▶ The problem: Reproduce exactly, and nothing else, the lines from the one that contains "Write the Plotly code for this chart." through the one that contains "import plotly.graph_objects as go". Leave the pictures out.

================================

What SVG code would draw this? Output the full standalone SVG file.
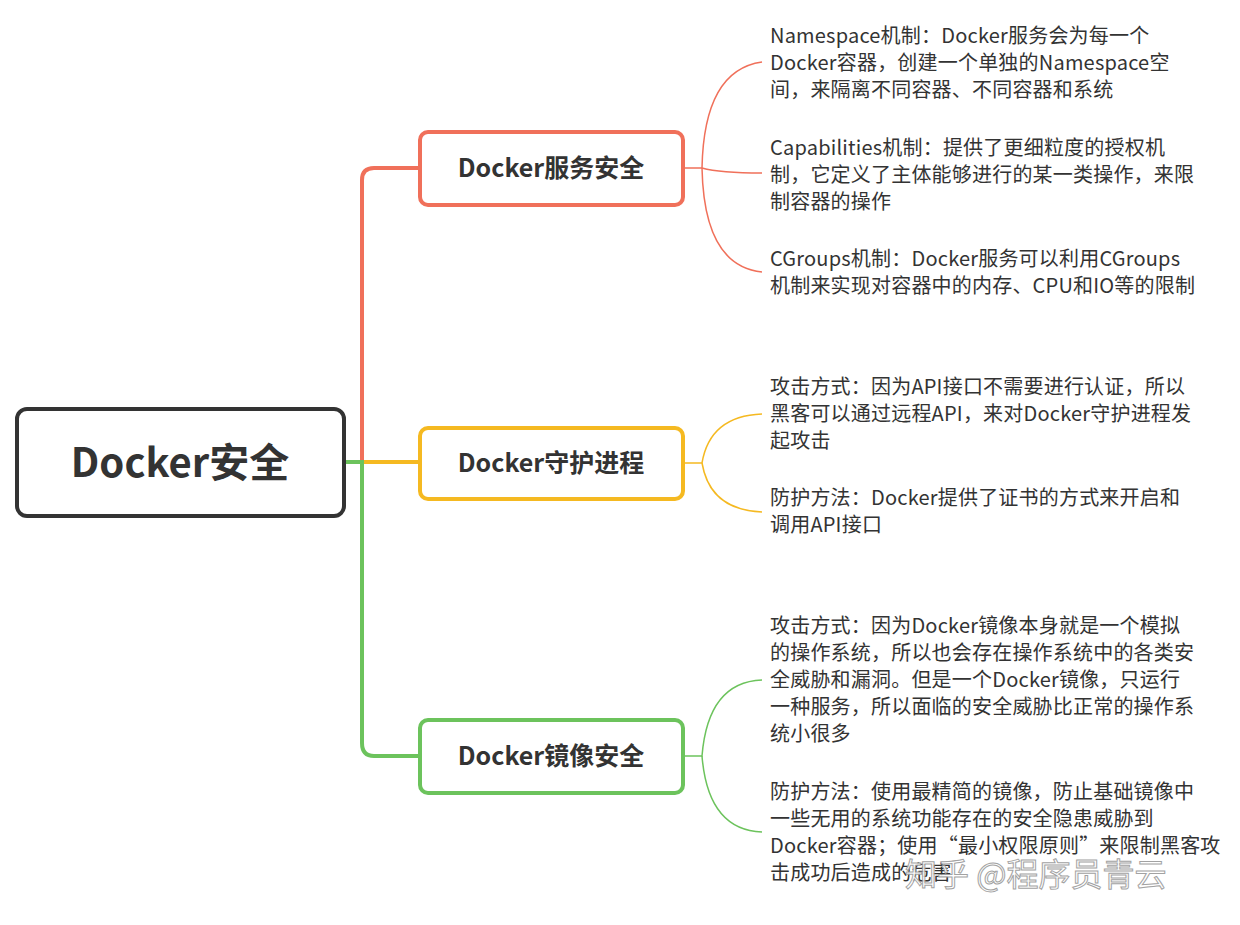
<svg xmlns="http://www.w3.org/2000/svg" width="1240" height="925" viewBox="0 0 1240 925">
<style>
text{font-family:"Noto Sans CJK SC","Noto Sans",sans-serif;fill:#333}
.leaf{font-size:20px;letter-spacing:0.2px}
.mid{font-size:25px;font-weight:bold;text-anchor:middle}
.c{fill:none;stroke-width:4}
.t{fill:none;stroke-width:1.5}
</style>
<rect width="1240" height="925" fill="#fff"/>
<g id="connectors">
<path class="c" stroke="#f0705a" d="M362 462 V180 Q362 168 374 168 H420"/>
<path class="c" stroke="#f5b921" d="M344 462 H420"/>
<path class="c" stroke="#6cc35c" d="M344 462 H362 V743 Q362 756 374 756 H420"/>
<g stroke="#f0705a" class="t"><path d="M683 168 H702 Q704 70 762 62"/><path d="M702 168 Q720 173 762 173"/><path d="M702 168 Q704 266 762 272"/></g>
<g stroke="#f5b921" class="t"><path d="M683 463 H702 Q710 416 762 414"/><path d="M702 463 Q710 510 762 512"/></g>
<g stroke="#6cc35c" class="t"><path d="M683 756 H702 Q708 682 762 680"/><path d="M702 756 Q708 830 762 832"/></g>
</g>
<g id="root"><rect x="17" y="409" width="327" height="107" rx="10" fill="#fff" stroke="#333" stroke-width="4"/><text x="180" y="477" font-size="40" font-weight="bold" text-anchor="middle">Docker安全</text></g>
<g id="n1"><rect x="420" y="132" width="263" height="73" rx="8" fill="#fff" stroke="#f0705a" stroke-width="4"/><text class="mid" x="551" y="177">Docker服务安全</text></g>
<g id="n2"><rect x="420" y="428" width="263" height="71" rx="8" fill="#fff" stroke="#f5b921" stroke-width="4"/><text class="mid" x="551" y="472">Docker守护进程</text></g>
<g id="n3"><rect x="420" y="720" width="263" height="73" rx="8" fill="#fff" stroke="#6cc35c" stroke-width="4"/><text class="mid" x="551" y="765">Docker镜像安全</text></g>
<g id="leaves">
<text class="leaf" x="770" y="43">Namespace机制：Docker服务会为每一个</text>
<text class="leaf" x="770" y="70">Docker容器，创建一个单独的Namespace空</text>
<text class="leaf" x="770" y="97">间，来隔离不同容器、不同容器和系统</text>
<text class="leaf" x="770" y="155">Capabilities机制：提供了更细粒度的授权机</text>
<text class="leaf" x="770" y="182">制，它定义了主体能够进行的某一类操作，来限</text>
<text class="leaf" x="770" y="209">制容器的操作</text>
<text class="leaf" x="770" y="266">CGroups机制：Docker服务可以利用CGroups</text>
<text class="leaf" x="770" y="293">机制来实现对容器中的内存、CPU和IO等的限制</text>
<text class="leaf" x="770" y="394">攻击方式：因为API接口不需要进行认证，所以</text>
<text class="leaf" x="770" y="421">黑客可以通过远程API，来对Docker守护进程发</text>
<text class="leaf" x="770" y="448">起攻击</text>
<text class="leaf" x="770" y="505">防护方法：Docker提供了证书的方式来开启和</text>
<text class="leaf" x="770" y="532">调用API接口</text>
<text class="leaf" x="770" y="633">攻击方式：因为Docker镜像本身就是一个模拟</text>
<text class="leaf" x="770" y="660">的操作系统，所以也会存在操作系统中的各类安</text>
<text class="leaf" x="770" y="687">全威胁和漏洞。但是一个Docker镜像，只运行</text>
<text class="leaf" x="770" y="714">一种服务，所以面临的安全威胁比正常的操作系</text>
<text class="leaf" x="770" y="741">统小很多</text>
<text class="leaf" x="770" y="799">防护方法：使用最精简的镜像，防止基础镜像中</text>
<text class="leaf" x="770" y="826">一些无用的系统功能存在的安全隐患威胁到</text>
<text class="leaf" x="770" y="853">Docker容器；使用“最小权限原则”来限制黑客攻</text>
<text class="leaf" x="770" y="880">击成功后造成的危害</text>
</g>
<text x="905" y="886" font-size="32" style="fill:#fff;stroke:#999;stroke-width:1;opacity:.9">知乎 @程序员青云</text>
</svg>
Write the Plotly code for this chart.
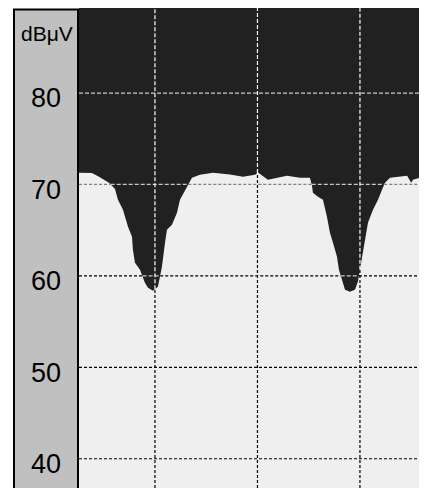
import numpy as np
import plotly.graph_objects as go

# --- data ---
freq = [2.59, 3.17, 3.85, 4.54, 5.02, 5.51, 5.80, 6.10, 6.39, 6.88, 7.37, 7.76, 7.85, 7.95,
        8.05, 8.54, 8.83, 9.02, 9.32, 9.80, 10.29, 10.49, 10.68, 10.98, 11.17, 11.66, 12.15,
        12.44, 13.12, 13.61, 14.39, 15.66, 17.32, 18.59, 19.76, 20.05, 21.02, 22.20, 22.88,
        24.15, 25.12, 25.32, 25.41, 25.90, 26.39, 26.78, 27.07, 27.37, 27.76, 27.95, 28.24,
        28.54, 29.02, 29.51, 29.80, 30.00, 30.20, 30.49, 30.78, 31.27, 31.76, 32.15, 32.44,
        32.93, 33.90, 34.60, 35.00, 35.17, 35.85, 36.54]
level = [71.28, 71.30, 71.26, 70.84, 70.51, 70.19, 69.86, 69.50, 68.33, 67.23, 65.37, 64.28,
         62.86, 61.76, 61.43, 60.67, 59.90, 59.25, 58.70, 58.37, 58.81, 59.90, 61.00, 63.62,
         65.04, 65.59, 66.90, 68.33, 69.75, 70.73, 71.06, 71.28, 71.10, 70.84, 71.06, 71.30,
         70.51, 70.84, 70.95, 70.73, 70.73, 69.86, 69.09, 68.65, 68.33, 66.47, 64.72, 63.62,
         62.09, 60.67, 59.57, 58.48, 58.26, 58.48, 59.35, 60.67, 62.09, 63.62, 65.81, 67.23,
         68.33, 69.42, 70.19, 70.73, 70.84, 70.95, 70.20, 70.51, 70.73, 70.73]
x_grid = [10, 20, 30]
y_ticks = [40, 50, 60, 70, 80]
y_tick_text = ["40", "50", "60", "70", "80"]
unit_label = "dBμV"

X_RANGE = [2.59, 36.54]
Y_RANGE = [36.8, 89.3]

DARK = "#212121"
LIGHT = "#efefef"

fig = go.Figure()

# light region below the measured level
fig.add_trace(go.Scatter(x=freq, y=level, mode="lines", line=dict(width=0, color=DARK),
                         fill="tozeroy", fillcolor=LIGHT, hoverinfo="skip", showlegend=False))

# grid lines: colour depends on whether they cross the dark or the light region
fx = np.linspace(X_RANGE[0], X_RANGE[1], 3000)
fv = np.interp(fx, freq, level)
for yl in y_ticks:
    dark_mask = fv < yl
    yd = np.where(dark_mask, yl, np.nan)
    yli = np.where(~dark_mask, yl, np.nan)
    light_col = "#808080" if yl == 70 else "#000000"
    fig.add_trace(go.Scatter(x=fx, y=yli, mode="lines", connectgaps=False,
                             line=dict(color=light_col, width=1.2, dash="3px,2px"),
                             hoverinfo="skip", showlegend=False))
    fig.add_trace(go.Scatter(x=fx, y=yd, mode="lines", connectgaps=False,
                             line=dict(color="#c8c8c8", width=1.2, dash="4px,2px"),
                             hoverinfo="skip", showlegend=False))
for xg in x_grid:
    cv = float(np.interp(xg, freq, level))
    fig.add_trace(go.Scatter(x=[xg, xg], y=[Y_RANGE[0], cv], mode="lines",
                             line=dict(color="#000000", width=1.2, dash="3px,2px"),
                             hoverinfo="skip", showlegend=False))
    fig.add_trace(go.Scatter(x=[xg, xg], y=[cv, Y_RANGE[1]], mode="lines",
                             line=dict(color="#ffffff", width=1.2, dash="4px,2px"),
                             hoverinfo="skip", showlegend=False))

# page body has an 8px margin; figure coordinates are offset by it
W, H = 419, 480
L, T = 71, 0
pw, ph = W - L, H - T

fig.update_layout(
    width=W, height=H,
    margin=dict(l=L, r=0, t=T, b=0, pad=0),
    paper_bgcolor="#ffffff",
    plot_bgcolor=DARK,
    showlegend=False,
    xaxis=dict(range=X_RANGE, showgrid=False, zeroline=False, showticklabels=False,
               ticks="", showline=False, fixedrange=True),
    yaxis=dict(range=Y_RANGE, showgrid=False, zeroline=False, tickvals=y_ticks,
               ticktext=y_tick_text, ticks="", showline=False,
               tickfont=dict(family="Liberation Sans, Arial", size=27, color="#000000"),
               ticklabelstandoff=17, ticklabelshift=5, fixedrange=True),
    shapes=[dict(type="rect", xref="paper", yref="paper",
                 x0=(6 - L) / pw, x1=(70 - L) / pw,
                 y0=-0.05, y1=1 - 1.5 / ph,
                 fillcolor="#c0c0c0", line=dict(color="#000000", width=2), layer="below")],
    annotations=[dict(text=unit_label, xref="paper", yref="paper",
                      x=(39 - L) / pw, y=1 - 25 / ph, xanchor="center", yanchor="middle",
                      showarrow=False,
                      font=dict(family="Liberation Sans, Arial", size=21, color="#000000"))],
)

fig.write_html("out.html")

================================

▶ Right answer:
Write the Plotly code for this chart.
import numpy as np
import plotly.graph_objects as go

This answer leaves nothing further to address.